Simbolicamente, l’evento si svolge l’11 settembre, una data del 2001 che simboleggia i risultati agghiaccianti dell’odio e della divisione mentre qui oggi si celebra l’unità e la solidarietà umana. Ha raccontato poi degli incontri stimolanti, durante le sue recenti visite in Italia, con gli appartenenti al gruppo “Samuel”, cristiani amanti d’Israele, che hanno partecipato attivamente alla conservazione della memoria dell’immigrazione clandestina alla Spezia nel maggio 1946, grazie alla quale la città fu soprannominata “Sha’ar Tzion” (Porta di Sion).
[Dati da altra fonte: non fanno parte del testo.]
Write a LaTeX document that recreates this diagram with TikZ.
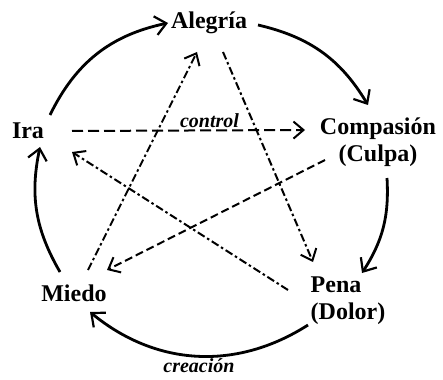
\documentclass[tikz,border=0pt]{standalone}
\usepackage{fontspec}
\setmainfont{Liberation Serif}
\usetikzlibrary{arrows.meta}
\begin{document}
\begin{tikzpicture}[x=1pt,y=-1pt,
  lbl/.style={font=\fontsize{24}{27}\selectfont\bfseries, inner sep=0pt},
  edgelbl/.style={font=\fontsize{20}{22}\selectfont\bfseries\itshape, inner sep=1pt},
  arc/.style={line width=2.8pt, -{Straight Barb[length=11pt,width=19pt,line width=2.2pt]}},
  dsh/.style={line width=2pt, dash pattern=on 11pt off 5pt, -{Straight Barb[length=10pt,width=17pt,line width=2pt]}},
  dshb/.style={line width=2pt, dash pattern=on 8pt off 4pt, -{Straight Barb[length=10pt,width=17pt,line width=2pt]}},
  dd/.style={line width=2pt, dash pattern=on 8pt off 3pt on 2.5pt off 3pt, -{Straight Barb[length=10pt,width=17pt,line width=2pt]}}]
\useasboundingbox (0,0) rectangle (443,379);
\node[lbl] (alegria) at (209,23) {Alegría};
\node[lbl] (ira) at (28,131) {Ira};
\node[lbl, align=center] (comp) at (378,142) {Compasión\\(Culpa)};
\node[lbl, align=left] (pena) at (348,301) {Pena\\(Dolor)};
\node[lbl] (miedo) at (74,293) {Miedo};
% outer circle arcs
\draw[arc] ([shift={(22,-16)}]ira.center) to[bend left=26] ([shift={(-41,0)}]alegria.center);
\draw[arc] ([shift={(49,2)}]alegria.center) to[bend left=23] ([shift={(-10,-37)}]comp.center);
\draw[arc] ([shift={(9,36)}]comp.center) to[bend left=18] ([shift={(14,-28)}]pena.center);
\draw[arc] ([shift={(-40,24)}]pena.center) to[bend left=36] node[pos=0.49, below=1pt, edgelbl, inner sep=0pt] {creación} ([shift={(16,19)}]miedo.center);
\draw[arc] ([shift={(-14,-21)}]miedo.center) to[bend left=21] ([shift={(12,16)}]ira.center);
% inner lines
\draw[dsh] ([shift={(44,0)}]ira.center) -- node[pos=0.59, above=1pt, edgelbl] {control} ([shift={(-73,-12)}]comp.center);
\draw[dd] ([shift={(14,-23)}]miedo.center) -- ([shift={(-12,29)}]alegria.center);
\draw[dd] ([shift={(14,29)}]alegria.center) -- ([shift={(-35,-39)}]pena.center);
\draw[dshb] ([shift={(-53,18)}]comp.center) -- ([shift={(33,-23)}]miedo.center);
\draw[dd] ([shift={(-60,-11)}]pena.center) -- ([shift={(44,21)}]ira.center);
\end{tikzpicture}
\end{document}
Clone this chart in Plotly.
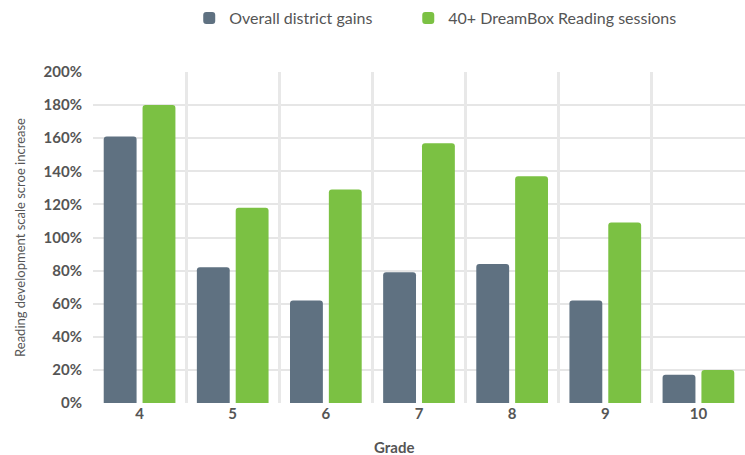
import plotly.graph_objects as go

grades = ["4", "5", "6", "7", "8", "9", "10"]
district_gains = [161, 82, 62, 79, 84, 62, 17]
dreambox_gains = [180, 118, 129, 157, 137, 109, 20]
y_ticks = [0, 20, 40, 60, 80, 100, 120, 140, 160, 180, 200]
y_tick_labels = [f"{v}%" for v in y_ticks]

GRAY = "#5f7181"
GREEN = "#7bc143"
TEXT = "#555555"
FONT = "Lato"

fig = go.Figure()
fig.add_trace(go.Bar(name="Overall district gains", x=grades, y=district_gains,
                     legend="legend",
                     marker=dict(color=GRAY, line=dict(width=0))))
fig.add_trace(go.Bar(name="40+ DreamBox Reading sessions", x=grades, y=dreambox_gains,
                     legend="legend2",
                     marker=dict(color=GREEN, line=dict(width=0))))

# invisible linear axis used only to draw separators between grade groups
fig.add_trace(go.Scatter(x=[-0.5, len(grades) - 0.5], y=[0, 0], xaxis="x2",
                         mode="lines", line=dict(width=0), showlegend=False,
                         hoverinfo="skip"))

legend_style = dict(orientation="h", xref="container", yref="container",
                    xanchor="left", y=0.96, yanchor="middle",
                    font=dict(size=16, color=TEXT), itemclick=False)

fig.update_layout(
    width=745, height=455,
    margin=dict(l=93, r=0, t=72, b=52, autoexpand=False),
    paper_bgcolor="white", plot_bgcolor="white",
    barmode="group", bargap=0.166, bargroupgap=0.154, barcornerradius=3,
    font=dict(family=FONT, color=TEXT),
    legend=dict(x=0.254, **legend_style),
    legend2=dict(x=0.548, **legend_style),
    xaxis=dict(type="category", range=[-0.5, len(grades) - 0.5], showgrid=False,
               showline=False, ticks="", zeroline=False,
               tickfont=dict(size=15, color=TEXT, weight="bold")),
    xaxis2=dict(overlaying="x", range=[-0.5, len(grades) - 0.5],
                tickvals=[i + 0.5 for i in range(len(grades) - 1)],
                showticklabels=False, showgrid=True, gridcolor="#e8e8e8",
                gridwidth=3, zeroline=False, showline=False, ticks=""),
    yaxis=dict(range=[0, 200], tickvals=y_ticks, ticktext=y_tick_labels,
               showgrid=True, gridcolor="#e6e6e6", gridwidth=2, zeroline=False,
               showline=False, ticks="", ticklabelstandoff=10,
               tickfont=dict(size=15, color=TEXT, weight="bold"),
               title=dict(text="Reading development scale scroe increase",
                          font=dict(size=13, color=TEXT), standoff=15)),
)

fig.add_annotation(text="Grade", xref="paper", yref="paper", x=0.462, y=-0.133,
                   xanchor="center", yanchor="middle", showarrow=False,
                   font=dict(size=15, color=TEXT, weight="bold"))

fig.write_html("out.html")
Al termine del suo intervento ha cantato “In alto gli spiriti – L’inno degli immigrati”, composto da Yehuda Arazi durante quella lotta nel porto della Spezia, riprodotta al termine di quest’articolo.
La targa commemorativa di Magenta fa parte di una serie di monumenti eretti negli ultimi anni in varie località d’Italia. Lei stessa ha avuto il privilegio di partecipare alla Spezia alla scelta di un monumento che comprende una grande statua marmorea – “Ali della Libertà” di Walter Tacchini e due tabelloni che descrivono l’Olocausto, la fuga e l’immigrazione lungo il molo del porto della Spezia poi altri due importanti monumenti a Fiumaretta nel Comune di Ameglia, sulla bocca della Magra (foto sopra).